What did you do when the electricity went out? We discovered only one of our five flashlights had good batteries, but it was enough light to round up every candle we could find.
There we sat — in front of the blank TV. So we talked and reminisced about all the family vacations we’ve taken over more than half-a-century of marriage. It was like an old-fashioned slide show with no pictures.
One of our favorites has to be our first trip to Europe.
It was 1969 when Jack, our 7-year old, Jay, and I embarked on our own “If It’s Tuesday It Must Be Belgium” driving tour through seven countries in three weeks. We’ve learned a lot since then.
No, I’m not going to review our three-week itinerary. Instead, I’d like to compare the Amsterdam of 1969 with the Amsterdam we visited last year. and I’ll share some of the travel tricks we’ve learned over the years.
Many things were the same. Amsterdam is still a charming city with unique architecture, great history, great art, great food and wonderful sights.
In 1969, the Dam, the main square, was a major hangout for hippies who came to Amsterdam because of easy access to marijuana. They draped themselves over anything that looked like a place to sit or lie down — not a particularly attractive sight. We noticed very little of this last year.
There is definitely a drug culture, but legal drugs and strict regulation have minimized drug dealers, gangs and territorial disputes. This seems to have ruined the “use as rebellion” prevalent years ago. There’s even a museum giving the products and use a scholarly look.
In 1969, I was astonished at the number of women who didn’t wear hose. Today, nobody does, but you can’t really see a lot of legs because the sidewalks are so crowded.
Street crossings are more of an adventure now — dodging bicycles, trams and general traffic. Little else in the historic area seemed different.
Pre-planning is important to me. I’m a big fan of Rick Steves and always buy his guide books before we go. We make a list of our must-sees but leave lots of time for wandering and unexpected opportunities.
Don’t always pick the most popular attractions just because everybody does. Often, you’ll spend lots of time and money when there are many other less-crowded, interesting things to see.
After I check out Rick’s suggestions for the best attractions, I cut out the pages I need and put them in an envelope. Carrying a whole guidebook takes up too much room and adds weight.
Since we schlep our bags a lot, I’ve learned to pack extremely light. Rolling clothes saves space and leaves fewer wrinkles.
Over the years, we’ve developed the practice of slowing down and spending more time in each destination. We love Hop-on-Hop-off bus tours. We buy a two-day pass.
The first day, we ride the entire route, getting our bearings and noting places where we’ll want to spend time. The cool thing about these tours in Amsterdam is that they are a combination of bus and canal boat segments. We also bought tram passes for more flexibility.

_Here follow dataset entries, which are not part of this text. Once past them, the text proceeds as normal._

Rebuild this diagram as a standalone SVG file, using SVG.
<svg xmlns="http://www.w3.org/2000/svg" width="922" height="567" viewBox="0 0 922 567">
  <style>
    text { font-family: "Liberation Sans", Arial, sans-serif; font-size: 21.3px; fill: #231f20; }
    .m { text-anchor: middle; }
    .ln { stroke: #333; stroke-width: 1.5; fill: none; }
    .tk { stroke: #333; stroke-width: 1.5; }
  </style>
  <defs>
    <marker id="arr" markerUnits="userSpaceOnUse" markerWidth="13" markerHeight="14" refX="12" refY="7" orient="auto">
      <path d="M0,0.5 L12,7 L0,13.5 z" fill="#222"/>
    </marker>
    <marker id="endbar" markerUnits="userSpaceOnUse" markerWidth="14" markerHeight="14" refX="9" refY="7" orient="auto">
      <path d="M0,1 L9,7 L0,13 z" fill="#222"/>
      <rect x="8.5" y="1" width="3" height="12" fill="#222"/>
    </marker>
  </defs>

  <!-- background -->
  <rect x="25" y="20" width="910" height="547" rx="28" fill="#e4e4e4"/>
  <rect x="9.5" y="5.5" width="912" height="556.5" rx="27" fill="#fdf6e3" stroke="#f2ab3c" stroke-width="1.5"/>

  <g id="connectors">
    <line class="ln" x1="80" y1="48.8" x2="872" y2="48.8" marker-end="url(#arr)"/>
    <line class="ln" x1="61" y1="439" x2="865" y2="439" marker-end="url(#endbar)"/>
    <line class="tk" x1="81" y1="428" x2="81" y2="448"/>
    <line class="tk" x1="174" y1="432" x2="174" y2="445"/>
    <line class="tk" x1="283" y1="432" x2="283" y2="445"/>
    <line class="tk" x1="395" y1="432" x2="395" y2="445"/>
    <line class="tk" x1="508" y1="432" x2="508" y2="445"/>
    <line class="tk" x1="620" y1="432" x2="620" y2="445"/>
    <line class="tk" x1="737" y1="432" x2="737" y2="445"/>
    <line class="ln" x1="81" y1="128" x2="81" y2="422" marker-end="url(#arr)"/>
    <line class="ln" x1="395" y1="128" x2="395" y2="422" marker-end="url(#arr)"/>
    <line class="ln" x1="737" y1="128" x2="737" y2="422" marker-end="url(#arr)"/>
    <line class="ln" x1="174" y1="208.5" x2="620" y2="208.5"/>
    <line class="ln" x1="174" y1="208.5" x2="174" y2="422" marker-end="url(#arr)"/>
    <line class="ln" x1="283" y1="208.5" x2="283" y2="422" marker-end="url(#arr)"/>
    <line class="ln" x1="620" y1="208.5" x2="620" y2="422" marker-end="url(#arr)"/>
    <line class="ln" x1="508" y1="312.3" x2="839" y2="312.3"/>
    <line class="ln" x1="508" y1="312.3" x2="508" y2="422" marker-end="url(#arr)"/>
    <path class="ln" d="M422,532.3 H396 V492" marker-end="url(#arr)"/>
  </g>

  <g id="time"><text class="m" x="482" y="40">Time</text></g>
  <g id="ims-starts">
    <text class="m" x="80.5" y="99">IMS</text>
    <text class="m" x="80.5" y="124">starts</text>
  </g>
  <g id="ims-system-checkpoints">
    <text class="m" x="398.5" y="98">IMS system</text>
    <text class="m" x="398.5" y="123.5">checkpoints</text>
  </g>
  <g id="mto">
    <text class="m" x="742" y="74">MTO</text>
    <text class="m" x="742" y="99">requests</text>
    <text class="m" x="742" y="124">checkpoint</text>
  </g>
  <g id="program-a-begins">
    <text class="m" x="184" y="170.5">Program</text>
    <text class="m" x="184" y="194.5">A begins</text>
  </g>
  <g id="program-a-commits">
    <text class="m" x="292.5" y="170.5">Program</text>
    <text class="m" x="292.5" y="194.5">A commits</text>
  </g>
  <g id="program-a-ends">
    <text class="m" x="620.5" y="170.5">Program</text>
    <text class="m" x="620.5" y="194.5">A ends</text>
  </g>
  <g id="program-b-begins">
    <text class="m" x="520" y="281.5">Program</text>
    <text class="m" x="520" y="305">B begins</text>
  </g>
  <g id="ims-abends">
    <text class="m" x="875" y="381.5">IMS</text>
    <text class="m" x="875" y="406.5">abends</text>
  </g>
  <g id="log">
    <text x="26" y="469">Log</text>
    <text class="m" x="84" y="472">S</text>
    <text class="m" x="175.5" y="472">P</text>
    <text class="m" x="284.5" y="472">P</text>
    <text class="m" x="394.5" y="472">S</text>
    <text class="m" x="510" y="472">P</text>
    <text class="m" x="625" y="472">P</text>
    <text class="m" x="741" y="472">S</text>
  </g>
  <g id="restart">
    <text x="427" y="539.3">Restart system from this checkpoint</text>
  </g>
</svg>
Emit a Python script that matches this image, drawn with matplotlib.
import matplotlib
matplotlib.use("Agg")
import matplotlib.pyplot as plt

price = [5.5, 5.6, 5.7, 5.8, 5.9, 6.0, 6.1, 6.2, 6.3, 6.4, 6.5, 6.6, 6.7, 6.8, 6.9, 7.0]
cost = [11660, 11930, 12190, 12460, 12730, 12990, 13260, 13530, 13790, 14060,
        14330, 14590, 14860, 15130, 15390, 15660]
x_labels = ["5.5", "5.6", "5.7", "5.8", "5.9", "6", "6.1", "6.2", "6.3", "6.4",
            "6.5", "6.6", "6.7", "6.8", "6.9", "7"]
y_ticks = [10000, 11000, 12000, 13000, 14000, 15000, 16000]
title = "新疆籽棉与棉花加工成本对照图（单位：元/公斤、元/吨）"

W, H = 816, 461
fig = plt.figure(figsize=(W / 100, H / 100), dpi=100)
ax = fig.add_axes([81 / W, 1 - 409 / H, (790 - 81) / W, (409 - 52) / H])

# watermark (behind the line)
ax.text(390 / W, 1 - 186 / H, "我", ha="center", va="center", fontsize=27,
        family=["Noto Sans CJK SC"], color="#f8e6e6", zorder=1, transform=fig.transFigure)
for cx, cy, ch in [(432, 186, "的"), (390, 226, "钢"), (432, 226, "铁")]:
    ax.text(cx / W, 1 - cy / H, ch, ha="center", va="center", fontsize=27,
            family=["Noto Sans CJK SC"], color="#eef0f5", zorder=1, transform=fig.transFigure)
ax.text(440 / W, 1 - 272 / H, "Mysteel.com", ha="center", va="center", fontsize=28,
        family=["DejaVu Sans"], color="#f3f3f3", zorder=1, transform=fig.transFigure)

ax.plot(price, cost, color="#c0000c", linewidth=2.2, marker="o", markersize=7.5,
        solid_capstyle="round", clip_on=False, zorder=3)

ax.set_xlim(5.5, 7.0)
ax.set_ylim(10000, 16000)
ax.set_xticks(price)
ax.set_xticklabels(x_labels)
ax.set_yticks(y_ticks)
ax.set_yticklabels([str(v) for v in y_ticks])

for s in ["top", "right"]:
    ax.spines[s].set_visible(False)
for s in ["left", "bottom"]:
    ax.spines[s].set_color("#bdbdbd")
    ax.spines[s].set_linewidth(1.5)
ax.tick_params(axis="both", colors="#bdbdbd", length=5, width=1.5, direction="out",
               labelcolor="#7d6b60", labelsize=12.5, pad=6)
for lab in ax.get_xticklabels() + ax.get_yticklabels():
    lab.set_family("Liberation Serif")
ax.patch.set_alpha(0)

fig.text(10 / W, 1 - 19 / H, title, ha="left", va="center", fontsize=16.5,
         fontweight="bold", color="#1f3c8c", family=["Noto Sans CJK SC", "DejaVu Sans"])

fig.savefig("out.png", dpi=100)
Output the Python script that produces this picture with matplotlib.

This latest trip, we skipped Amsterdam’s most visited venues: the Rijksmuseum (we wandered through the gardens), the Van Gogh Museum and the Anne Frank House. Check in advance for tickets and consider a city pass.
Instead, we visited small galleries and sampled cheese in cheese shops. There are a dozen Henri Willig Cheeseshops in Amsterdam, and their cheese truffle dip and a box of crackers makes a great on-the-go snack.
We also toured small museums and a zoo. Plus we had plenty of time to just stroll through the streets and along the canals.
Here are some of the highlights of our latest visit:
• Walking — exploring a street market and the flower market, seeing Rembrandt’s house and a sculptural interpretation of his “Night Watch,” people watching. There’s so much to see here.
• Eating — The Central Library rooftop cafeteria proved perfect for our first meal — lunch — in Amsterdam. Not only was the food tasty, the deck provides one of the best views in town. Tiny Van Kerkwijk was so good, we ate there twice. The menu is whatever the chef is in the mood to fix.
Because Indonesia was once part of the Dutch empire, Indonesian rijsttafel is a treat to be savored here. Literally “rice table,” it consists of a bowl of rice surrounded with numerous bowls of meat, vegetables and other accompaniments.
• The Museum of Dutch Resistance covers the period from 1940 to 1945 when the Netherlands was occupied by the Nazis. This can’t be considered a fun stop, but it is an important one.
• The Museum of Bags and Purses, housed in an elegant 17th century canal house, takes visitors from before pockets were invented to contemporary times. Sadly, this museum recently closed permanently. Hopefully, the stunning collection will find a new home.
• A home for religious women since the 14th century, the Begijnhof is one of the most beautiful and quiet spots in the busy city.
• Sleeping — ah, this was an experience. Because accommodations in the historic area are expensive, we tried some less expensive alternatives. We stayed on a canal boat — sometimes disasters make the best stories. Check out: 405magazine.com/an-amsterdam-surprise. and we stayed in a hostel; we had a private room with bath, very minimal but clean, with lots of young people from all over the world.
St. Augustine said, “The world is a book and those who do not travel read only one page.”
Money spent on travel is an excellent investment. The memories last forever, and trips are great to relive when the electricity goes out.